“There is Nothing Outside the Mind”: From Ontology to Construction of Meaning

By / 09-25-2014 /

Social Sciences in China (Chinese Edition)

No.1, 2014

 

“There is Nothing Outside the Mind”: From Ontology to Construction of Meaning

(Abstract)

 

Chen Shaoming

 

Besides interpreting things or principles through metaphors, Wang Yangming’s theory of mind, as a complete world outlook, still had to deal with the issue of things-in-themselves. The key point in understanding the proposition that “There is nothing outside the mind” lies in the transition from ontology to theory of meaning. The precise implication is that separated from the mind’s concerns, the meaning of things cannot be confirmed, nor can their value relationship with man be established. Affirming the independent existence of things and affirming mind as the condition and source of meaning implies that what we call “things in the mind” broadly refers to things in different conscious activities.
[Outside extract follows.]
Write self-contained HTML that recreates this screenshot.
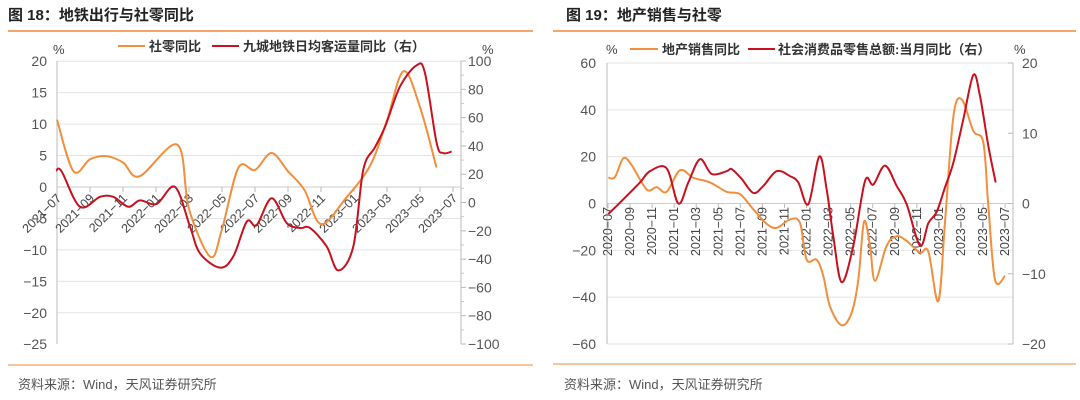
<!DOCTYPE html>
<html><head><meta charset="utf-8">
<style>
body{margin:0;width:1080px;height:400px;background:#fff;overflow:hidden;font-family:"Liberation Sans","Noto Sans CJK SC",sans-serif;}
svg{position:absolute;left:0;top:0}
</style></head>
<body>
<svg id="c" width="1080" height="400"></svg>
<script>
// ---- Chart 18 data ----
const c1Months = ["2021-07","2021-09","2021-11","2022-01","2022-03","2022-05","2022-07","2022-09","2022-11","2023-01","2023-03","2023-05","2023-07"];
const c1RetailIdx = [0,1,2,3,4,5,7.3,8,9.3,10,11,12,13,14,15,16,17.5,19,20,21,22,23];
const c1RetailVal = [10.7,2.5,4.4,4.9,3.9,1.7,6.7,-3.5,-11.1,-6.7,3.1,2.7,5.4,2.5,-0.5,-5.9,-1.8,3.5,10.6,18.4,12.7,3.1];
const c1MetroIdx = [-0.06,0.28,1.39,2.61,3.41,4.32,5.03,6.04,7.15,8.06,8.67,9.88,10.69,11.5,12.1,13.01,13.92,14.73,15.33,16.34,17.05,17.96,18.56,19.27,19.88,20.79,21.8,22.3,23.01,23.41,23.92];
const c1MetroVal = [22.5,22,-3,4,4,-3,1.5,-1,11,-17,-36,-46,-38,-13.5,-16,3,-14.5,-18,-18,-31,-48,-31,23,39,53.5,82,97,91.5,42,35,36];
// ---- Chart 19 data ----
const c2Months = ["2020-07","2020-09","2020-11","2021-01","2021-03","2021-05","2021-07","2021-09","2021-11","2022-01","2022-03","2022-05","2022-07","2022-09","2022-11","2023-01","2023-03","2023-05","2023-07"];
const c2PropX = [205,225,250,275,320,350,380,420,460,510,560,600,640,680,710,750,780,800,830,850,870,905,935,955,972,990,1005,1040,1070,1100,1140,1165,1195,1215,1240,1265,1300,1330,1345,1365,1395];
const c2PropVal = [11,11.3,19.3,16.4,6,7,5,14.2,11,9,5,4,-2.5,-8.7,-10.4,-6.8,-8.3,-24,-24,-31,-44,-52,-46.6,-32.5,-7.8,-18,-33,-18,-14,-16,-21,-20.5,-41.7,-8,37,44.5,31,26,-1,-32.5,-31];
const c2RetX = [205,250,300,330,380,415,445,480,515,560,575,605,640,670,710,750,775,805,838,860,880,905,940,975,1000,1035,1070,1100,1140,1165,1190,1215,1240,1270,1300,1320,1345,1367];
const c2RetVal = [-1.5,0.6,3,4.6,5,0,3,6.3,4.2,4.6,4.9,3.5,1.5,2.5,4.6,3.9,3,-0.1,6.7,2,-4.7,-11.2,-6,3.2,2.7,5.4,2.5,-0.1,-6,-2.8,-1.2,2.3,5.8,12,18.3,15.3,8.2,3];

const svg=document.getElementById('c');
const NS='http://www.w3.org/2000/svg';
function el(tag,attrs,parent){const e=document.createElementNS(NS,tag);for(const k in attrs)e.setAttribute(k,attrs[k]);(parent||svg).appendChild(e);return e;}
function txt(s,attrs,parent){const e=el('text',attrs,parent);e.textContent=s;return e;}
function smooth(pts){let d='M'+pts[0][0]+','+pts[0][1];for(let i=0;i<pts.length-1;i++){const p0=pts[i-1]||pts[i],p1=pts[i],p2=pts[i+1],p3=pts[i+2]||p2;const t=6;d+=' C'+(p1[0]+(p2[0]-p0[0])/t)+','+(p1[1]+(p2[1]-p0[1])/t)+' '+(p2[0]-(p3[0]-p1[0])/t)+','+(p2[1]-(p3[1]-p1[1])/t)+' '+p2[0]+','+p2[1];}return d;}

// ---------- Chart 18 ----------
{
const L=57,R=461,T=61,B=344;
const yL=v=>187+(0-v)*(B-T)/45, yR=v=>202.5-v*(B-T)/200, xM=i=>57+i*16.5;
let t=txt('图 18：地铁出行与社零同比',{x:8,y:20,'font-size':15,'font-weight':'bold',fill:'#222'});

let l=el('line',{x1:8,y1:31,x2:533,y2:31,stroke:'#f0883a','stroke-width':1.5});
l=el('line',{x1:8,y1:365,x2:533,y2:365,stroke:'#f0883a','stroke-width':1});
t=txt('资料来源：Wind，天风证券研究所',{x:18,y:389,'font-size':13,fill:'#555'});
for(let v=20;v>=-25;v-=5){const y=yL(v);
 if(v!==-25){const g=el('line',{x1:L,y1:y,x2:R,y2:y,stroke:'#e4e4e4','stroke-width':1});}
 const tk=txt(String(v).replace('-','−'),{x:47,y:y+5,'font-size':14,fill:'#555','text-anchor':'end'});}
for(let v=100;v>=-100;v-=20){const y=yR(v);
 const tk=txt(String(v).replace('-','−'),{x:468,y:y+5,'font-size':14,fill:'#555'});
 el('line',{x1:R,y1:y,x2:R+5,y2:y,stroke:'#bbb'});if(v>-100)el('line',{x1:R,y1:y+14.15,x2:R+3,y2:y+14.15,stroke:'#ccc'});}
l=el('line',{x1:L,y1:T,x2:L,y2:B,stroke:'#bbb'});
l=el('line',{x1:R,y1:T,x2:R,y2:B,stroke:'#bbb'});
l=el('line',{x1:L,y1:187,x2:R,y2:187,stroke:'#ccc'});
c1Months.forEach((m,i)=>{const x=xM(i*2);el('line',{x1:x,y1:187,x2:x,y2:192,stroke:'#bbb'});
 const tk=txt(m.replace('-','−'),{x:x+5,y:199,'font-size':12.5,fill:'#444','text-anchor':'end',transform:`rotate(-45 ${x+5} 199)`});});
let p=el('path',{d:smooth(c1RetailIdx.map((i,k)=>[xM(i),yL(c1RetailVal[k])])),fill:'none',stroke:'#f28e3c','stroke-width':2});
p=el('path',{d:smooth(c1MetroIdx.map((i,k)=>[xM(i),yR(c1MetroVal[k])])),fill:'none',stroke:'#c8101e','stroke-width':2});
t=txt('%',{x:53,y:54,'font-size':13,fill:'#444'});
t=txt('%',{x:482,y:54,'font-size':13,fill:'#444'});
const lg=el('g',{});
el('line',{x1:118,y1:46,x2:145,y2:46,stroke:'#f28e3c','stroke-width':2},lg);
txt('社零同比',{x:149,y:51,'font-size':13,'font-weight':'bold',fill:'#333'},lg);
el('line',{x1:212,y1:46,x2:239,y2:46,stroke:'#c8101e','stroke-width':2},lg);
txt('九城地铁日均客运量同比（右）',{x:243,y:51,'font-size':13,'font-weight':'bold',fill:'#333'},lg);
}
// ---------- Chart 19 ----------
{
const L=607,R=1013,T=63,B=344;
const yL=v=>203.5-v*(B-T)/120, yR=v=>203.5-v*(B-T)/40, xZ=z=>540+z/3, xM=i=>608+i*11.03;
let t=txt('图 19：地产销售与社零',{x:566,y:20,'font-size':15,'font-weight':'bold',fill:'#222'});

let l=el('line',{x1:553,y1:31,x2:1076,y2:31,stroke:'#f0883a','stroke-width':1.5});
l=el('line',{x1:553,y1:364,x2:1076,y2:364,stroke:'#f0883a','stroke-width':1});
t=txt('资料来源：Wind，天风证券研究所',{x:564,y:389,'font-size':13,fill:'#555'});
for(let v=60;v>=-60;v-=20){const y=yL(v);
 const g=el('line',{x1:L,y1:y,x2:R,y2:y,stroke:v===0?'#ccc':'#e4e4e4'});
 const tk=txt(String(v).replace('-','−'),{x:596,y:y+5,'font-size':14,fill:'#555','text-anchor':'end'});}
for(let v=20;v>=-20;v-=10){const y=yR(v);el('line',{x1:R,y1:y,x2:R-5,y2:y,stroke:'#bbb'});
 const tk=txt(String(v).replace('-','−'),{x:1022,y:y+5,'font-size':14,fill:'#555'});}
l=el('line',{x1:L,y1:T,x2:L,y2:B,stroke:'#bbb'});
l=el('line',{x1:R,y1:T,x2:R,y2:B,stroke:'#bbb'});
c2Months.forEach((m,i)=>{const x=xM(i*2);el('line',{x1:x,y1:203.5,x2:x,y2:208,stroke:'#bbb'});
 const tk=txt(m.replace('-','−'),{x:x+4,y:207,'font-size':12.5,fill:'#444','text-anchor':'end',transform:`rotate(-90 ${x+4} 207)`});});
let p=el('path',{d:smooth(c2PropX.map((z,k)=>[xZ(z),yL(c2PropVal[k])])),fill:'none',stroke:'#f28e3c','stroke-width':2});
p=el('path',{d:smooth(c2RetX.map((z,k)=>[xZ(z),yR(c2RetVal[k])])),fill:'none',stroke:'#c8101e','stroke-width':2});
t=txt('%',{x:606,y:54,'font-size':13,fill:'#444'});
t=txt('%',{x:1014,y:54,'font-size':13,fill:'#444'});
const lg=el('g',{});
el('line',{x1:630,y1:49,x2:658,y2:49,stroke:'#f28e3c','stroke-width':2},lg);
txt('地产销售同比',{x:662,y:54,'font-size':13,'font-weight':'bold',fill:'#333'},lg);
el('line',{x1:748,y1:49,x2:775,y2:49,stroke:'#c8101e','stroke-width':2},lg);
txt('社会消费品零售总额:当月同比（右）',{x:778,y:54,'font-size':13,'font-weight':'bold',fill:'#333'},lg);
}
</script>
</body></html>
Things that enter the mind or consciousness and elicit an emotional response, or are even taken into inherent cognition or schema, all represent the manifestation, to different degrees, of bringing things into the mind. Moving from objects outside the mind to objects within the mind involves a general grasp of the conditions which make manifest the meaning of the myriad things. Analyzing the relationship between things and the mind exhibited in man himself from the perspective of phenomenology shows that it is here that Confucian ethics begin. The transmission of “things within the mind” from one man to another is the force that shapes civilizations.